According to Lopez, creating the scent was the most difficult part of the process, as compared to putting together the packaging and the marketing campaign.

== Scent and bottle ==
Love and Glamour has top notes of Italian mandarin, guava and peach flesh; heart notes of coconut, orange blossom and jasmine petals; and base notes of sandalwood, musk and amber. Lopez hoped to create "a combination that people have never smelled before".

Love and Glamour's bottle was designed by Lopez with the aid of designer Jon DiNapoli. It is shaped to resemble "a woman wearing an elegant gown", and was described by Alessandra Greco of Vogue as curvy, sexy and seductive.

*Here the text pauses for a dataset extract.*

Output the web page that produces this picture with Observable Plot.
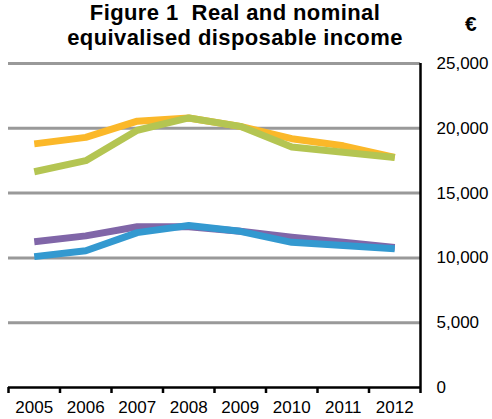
<!DOCTYPE html>
<html>
<head>
<meta charset="utf-8">
<script src="https://cdn.jsdelivr.net/npm/d3@7"></script>
<script src="https://cdn.jsdelivr.net/npm/@observablehq/plot@0.6"></script>
<style>
  html, body { margin: 0; padding: 0; background: #fff; }
  #wrap { position: relative; width: 492px; height: 419px; font-family: "Liberation Sans", Arial, sans-serif; }
  #title { position: absolute; left: 0; top: 0; width: 470px; text-align: center; font-weight: bold; font-size: 22px; letter-spacing: 0.4px; line-height: 25px; white-space: pre; color: #000; }
  #euro { position: absolute; left: 465px; top: 12px; font-weight: bold; font-size: 21px; color: #000; }
  #chart { position: absolute; left: 0; top: 0; }
</style>
</head>
<body>
<div id="wrap">
  <div id="chart"></div>
  <div id="title">Figure 1  Real and nominal
equivalised disposable income</div>
  <div id="euro">€</div>
</div>
<script>
const years = [2005, 2006, 2007, 2008, 2009, 2010, 2011, 2012];
const seriesOrange = [18800, 19300, 20550, 20800, 20150, 19200, 18650, 17750];
const seriesGreen  = [16650, 17500, 19850, 20800, 20150, 18550, 18150, 17750];
const seriesPurple = [11250, 11700, 12400, 12400, 12050, 11600, 11200, 10800];
const seriesBlue   = [10100, 10550, 11950, 12500, 12050, 11200, 10950, 10700];
const yTicks = [0, 5000, 10000, 15000, 20000, 25000];

const series = [
  {name: "s3", values: seriesPurple, color: "#8066A8"},
  {name: "s4", values: seriesBlue, color: "#3399D0"},
  {name: "s1", values: seriesOrange, color: "#FBB829"},
  {name: "s2", values: seriesGreen, color: "#B4C552"}
];
const rows = series.flatMap(s => s.values.map((v, i) => ({year: years[i], value: v, name: s.name})));

const xDomain = [years[0] - 0.5, years[years.length - 1] + 0.5];
const bounds = d3.range(xDomain[0], xDomain[1] + 0.01, 1);

const chart = Plot.plot({
  width: 492,
  height: 419,
  marginTop: 63,
  marginBottom: 32,
  marginLeft: 8,
  marginRight: 72,
  style: {fontFamily: "'Liberation Sans', Arial, sans-serif", fontSize: "17px", color: "#000", background: "#fff"},
  x: {type: "linear", domain: xDomain, label: null},
  y: {domain: [0, 25000], label: null},
  color: {type: "ordinal", domain: series.map(s => s.name), range: series.map(s => s.color)},
  marks: [
    Plot.ruleY(yTicks.filter(t => t > 0), {stroke: "#999999", strokeWidth: 3}),
    Plot.axisX({ticks: bounds, tickFormat: () => "", tickSize: 6, strokeWidth: 2.5, stroke: "#000", label: null}),
    Plot.axisX({ticks: years, tickFormat: d => String(d), tickSize: 0, tickPadding: 13, fontSize: 17, label: null}),
    Plot.axisY({anchor: "right", ticks: yTicks, tickFormat: d3.format(","), tickSize: 0, tickPadding: 16, fontSize: 17, label: null}),
    Plot.ruleY([0], {stroke: "#000", strokeWidth: 2.5}),
    Plot.ruleX([xDomain[1]], {y1: 0, y2: yTicks[yTicks.length - 1], stroke: "#000", strokeWidth: 2.5}),
    Plot.line(rows, {x: "year", y: "value", z: "name", stroke: "name", strokeWidth: 7, strokeLinejoin: "round", strokeLinecap: "butt"})
  ]
});
document.getElementById("chart").appendChild(chart);
</script>
</body>
</html>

== Marketing and reception ==
Love and Glamour made its debut at a Macy's department store in New York City on September 11, 2010. A promotional website was launched that allowed online viewers to unlock an exclusive behind-the-scenes film noir style video clip of Lopez. The campaign for the scent was shot by photographer Craig McDean on a movie set, with Lopez's hair and make up styled to match a classic film star.

Seventeen magazine was positive about Love and Glamour, writing: "it's definitely a scent that's going to have everyone asking what you're wearing".

== Products ==
List of Love and Glamour products:
- 50ml Eau de Parfum
- 75ml Eau de Parfum
- 200ml body care lotion

Love and Glamour was also made available in a gift set that included a body lotion and shower gel.